• SOURCE DATA:

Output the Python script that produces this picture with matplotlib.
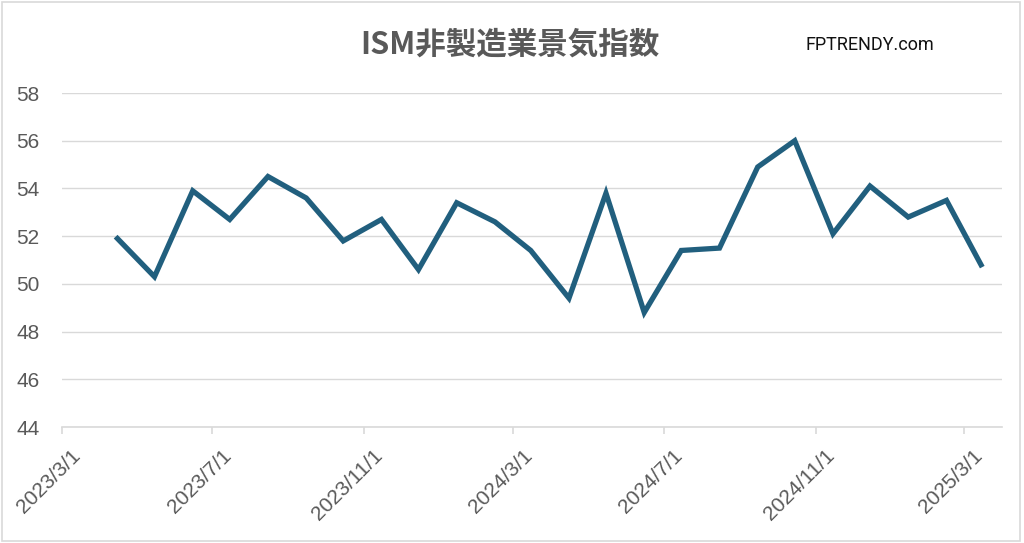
import matplotlib
matplotlib.use('Agg')

import pandas as pd
import matplotlib.pyplot as plt
import matplotlib.transforms as mtransforms
from matplotlib.patches import Rectangle

# ISM services PMI, monthly Apr 2023 - Mar 2025 (plotted mid-month)
months = pd.date_range("2023-04-01", periods=24, freq="MS") + pd.Timedelta(days=14)
pmi = [51.9, 50.3, 53.9, 52.7, 54.5, 53.6, 51.8, 52.7, 50.6, 53.4, 52.6, 51.4,
       49.4, 53.8, 48.8, 51.4, 51.5, 54.9, 56.0, 52.1, 54.1, 52.8, 53.5, 50.8]

tick_dates = pd.date_range("2023-03-01", "2025-03-01", freq="4MS")
y_ticks = [44, 46, 48, 50, 52, 54, 56, 58]

title = "ISM非製造業景気指数"
watermark = "FPTRENDY.com"

plt.rcParams['font.family'] = ['Noto Sans CJK JP', 'DejaVu Sans']

fig = plt.figure(figsize=(10.24, 5.43), dpi=100)
ax = fig.add_axes([0.0605, 0.2136, 0.918, 0.6151])

ax.plot(months, pmi, color='#215f7e', linewidth=3.8, solid_joinstyle='miter', zorder=3)

ax.set_xlim(pd.Timestamp("2023-03-01"), pd.Timestamp("2025-04-01"))
ax.set_ylim(44, 58)
ax.set_yticks(y_ticks)
ax.set_xticks(tick_dates)
ax.set_xticklabels([])
for lab in ax.get_yticklabels():
    lab.set_family(['Liberation Sans', 'DejaVu Sans'])

# date labels drawn as texts so they can sit offset like Excel's
label_trans = ax.get_xaxis_transform() + mtransforms.ScaledTranslation(
    0.09, -0.19, fig.dpi_scale_trans)
for d in tick_dates:
    ax.text(d, 0, f"{d.year}/{d.month}/{d.day}", transform=label_trans,
            rotation=45, ha='right', va='top', rotation_mode='anchor',
            fontsize=15, color='#595959', family=['Liberation Sans', 'DejaVu Sans'])

ax.grid(axis='y', color='#d9d9d9', linewidth=1)
ax.set_axisbelow(True)
for s in ['top', 'right', 'left']:
    ax.spines[s].set_visible(False)
ax.spines['bottom'].set_color('#d9d9d9')
ax.spines['bottom'].set_linewidth(1.2)
ax.tick_params(axis='y', length=0, pad=16, labelsize=15, labelcolor='#595959')
ax.tick_params(axis='x', length=5, color='#d9d9d9', width=1.2)

fig.text(0.498, 0.917, title, ha='center', va='center', fontsize=22,
         fontweight='bold', color='#595959')
fig.text(0.849, 0.917, watermark, ha='center', va='center', fontsize=13,
         color='#111111', family=['Roboto', 'DejaVu Sans'])

fig.patches.append(Rectangle((0.002, 0.003), 0.994, 0.994, transform=fig.transFigure,
                             fill=False, edgecolor='#d9d9d9', linewidth=1.2))

fig.savefig("out.png", dpi=100)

• BRIEF: Go through the material and copy out every line with "matplotlib" in it.

• PROBLEM SOLUTION:
Output the Python script that produces this picture with matplotlib.
import matplotlib
matplotlib.use('Agg')
import matplotlib.pyplot as plt
import matplotlib.transforms as mtransforms
from matplotlib.patches import Rectangle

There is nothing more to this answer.